It’s been a long winter. I can say that because we’ve had snow on the ground for four months now, and the mud and mess of the spring thaw are finally about to begin. Even the hardiest Minnesotans are tiring of the winter this year. We really do need a Spring Break this year, and for northern families, the dream is to go somewhere warm and sunny.
I submit the idea of a cruise as a fun family spring break getaway. If you can get to a coast, whether it be California, Florida, or Texas, you can find a cruise that will take you to warmer climes for a few days or more.
My husband and I recently returned from a 7-day cruise on Carnival Splendor to the Mexican Riviera from Long Beach, California. While our children stayed behind this time, as a mom I was constantly assessing the benefits and drawbacks of a cruise with kids. These are my observations.
- Many cruise lines offer kids’ clubs with trained staff and special areas for kids to play. On a cruise, families can hang out together all the time if they wish, but if Mom and Dad want to relax for a while or have a romantic dinner for two, the kids can play in the club area.
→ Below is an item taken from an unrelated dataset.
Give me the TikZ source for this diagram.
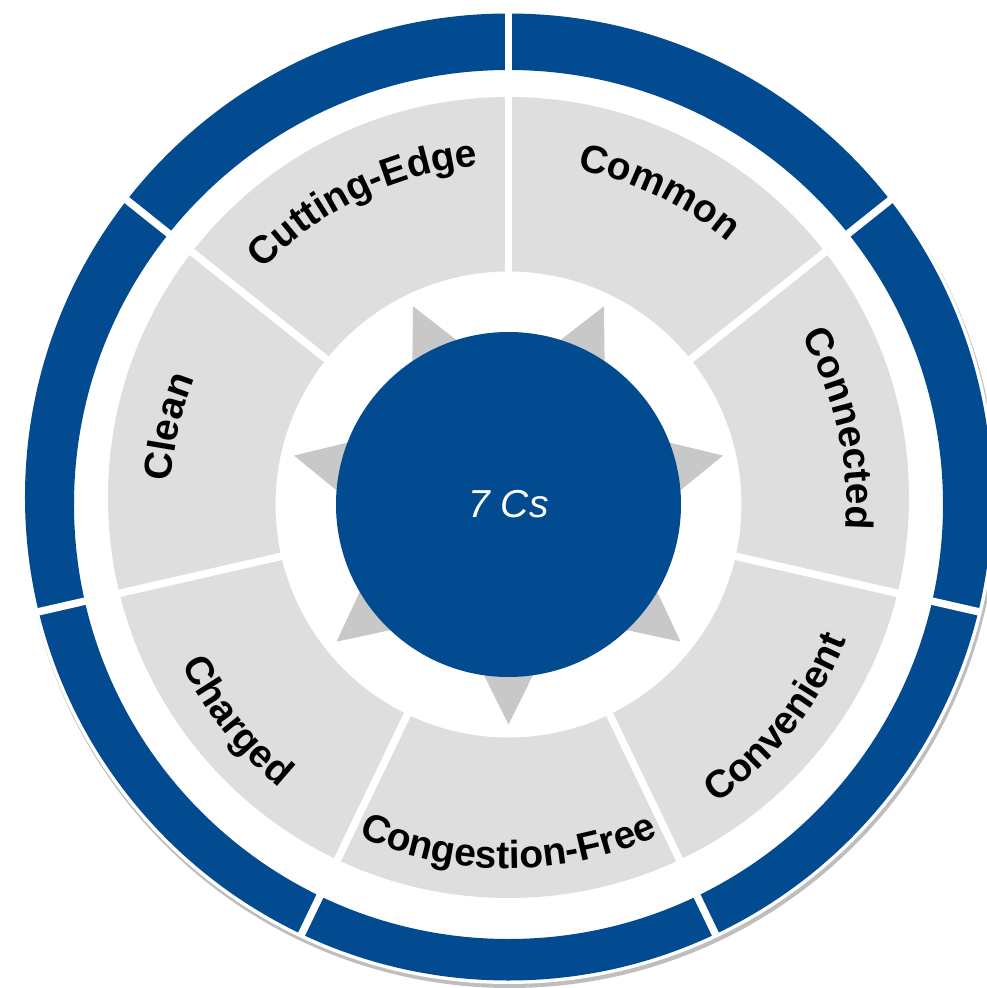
\documentclass[tikz,border=0pt]{standalone}
\usepackage{fontspec}
\setmainfont{Liberation Sans}
\usetikzlibrary{decorations.text}
\definecolor{cblue}{RGB}{2,75,145}
\definecolor{segray}{RGB}{222,222,222}
\definecolor{stargray}{RGB}{200,200,200}
\definecolor{shadowgray}{RGB}{190,190,190}
\tikzset{
  outtext/.style={decorate, decoration={text along path, text align=center,
      text={|\bfseries\fontsize{39}{42}\selectfont|#1}}},
  intext/.style={decorate, decoration={text along path, text align=center,
      text={|\bfseries\fontsize{39}{42}\selectfont|#1}}},
  gapline/.style={white, line width=7.5},
}
\begin{document}
\begin{tikzpicture}[x=1pt,y=1pt]
\useasboundingbox (-508.5,-483.5) rectangle (477.5,504.5);
% shadow and white rim
\fill[shadowgray] (1.5,4) circle (487.5);
\fill[white] (0,7.5) circle (487);
% outer blue ring
\fill[cblue, even odd rule] (0,7.5) circle (483.5) (0,0) circle (434.5);
% gray segments
\fill[segray, even odd rule] (0,7) circle (400.5) (0,0) circle (233);
% gaps
\begin{scope}
  \clip (0,7.5) circle (484);
  \foreach \k in {0,...,6}
    \draw[gapline] ({90-\k*360/7}:200) -- ({90-\k*360/7}:520);
\end{scope}
% star
\fill[stargray] (-90:220)
  \foreach \k in {0,...,6} { -- ({-90+\k*360/7+360/14}:124) -- ({-90+(\k+1)*360/7}:220) } -- cycle;
% centre disc
\fill[cblue] (0,0) circle (172.5);
\node[text=white, font=\itshape\fontsize{39}{42}\selectfont] (center) at (0,0) {7 Cs};
% labels, clockwise (tops outward)
\path[outtext={Cutting-Edge}] ({115.714+45}:340) arc[start angle=160.714, end angle=70.714, radius=340];
\path[outtext={Common}] ({64.286+45}:342) arc[start angle=109.286, end angle=19.286, radius=342];
\path[outtext={Connected}] ({12.857+45}:338) arc[start angle=57.857, end angle=-32.143, radius=338];
\path[outtext={Clean}] ({167.143+45}:338) arc[start angle=212.143, end angle=122.143, radius=338];
% labels, counter-clockwise (tops inward)
\path[intext={Convenient}] ({-38.571-45}:364) arc[start angle=-83.571, end angle=6.429, radius=364];
\path[intext={Congestion-Free}] ({-90-45}:364) arc[start angle=-135, end angle=-45, radius=364];
\path[intext={Charged}] ({-141.429-45}:364) arc[start angle=-186.429, end angle=-96.429, radius=364];
\end{tikzpicture}
\end{document}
- There’s plenty to do. Kids on a cruise will enjoy the pools, but there’s much more than that. Splendor has a splash zone, waterslide, and mini golf. Other cruise ships have rock climbing walls, ice skating rinks, and other fun things for families to do together. Trivia games, family karoake, and poolside movies are other things families can enjoy together.
- Food choices abound. We have a daughter who’s a very picky eater. As we walked around the ship, we were on the lookout for things she would eat, and we were pleased with the selections. Even if just cold cereal, fresh fruit, hot chocolate, french fries, and ice cream, she would have found plenty to keep her tummy full. More adventurous kids might like to try some of the more exotic items on the menus.
- See new places. I have an eight-year-old who is clamoring to get off this continent. Ports of call on a cruise ship would get him a bit closer to his goal. Many of the port excursions are things we can’t do close to home, so a cruise offers the chance to do some new and exciting things.
- Waiting in lines. There’s a lot of waiting on a cruise, from the time you check and go through security, to the buffet lines on the ship, to waits for the elevator, to clearing customs on the way home. Maybe your kids are better at waiting in line than mine are. I’d have to be at my best to keep the kids happy during the waiting times.
- Being organized. I was nervous about having passports, room key cards, and customs papers for my husband and myself, and we’re reasonably responsible adults. Keeping track of the kids’ paperwork would be a bit more of a challenge, especially when trying to move expeditiously so as to not hold up the travelers behind us in line.
- Keeping track of each other. While younger kids would be dropped off and picked up by Mom or Dad from the play areas, older kids can move about the ship on their own. Cruise ships are big, so the family would need a good plan of communication and meeting points if participating in different activities.
A cruise can be a relaxing, carefree way for families to spend Spring Break. Once you’re on board, you don’t have to worry about the normal vacation hassles like traffic, finding a place to eat, or looking for entertainment. It’s all right there on your cruise ship.
Have you been on a cruise with your family? Who liked it more, the adults or the kids?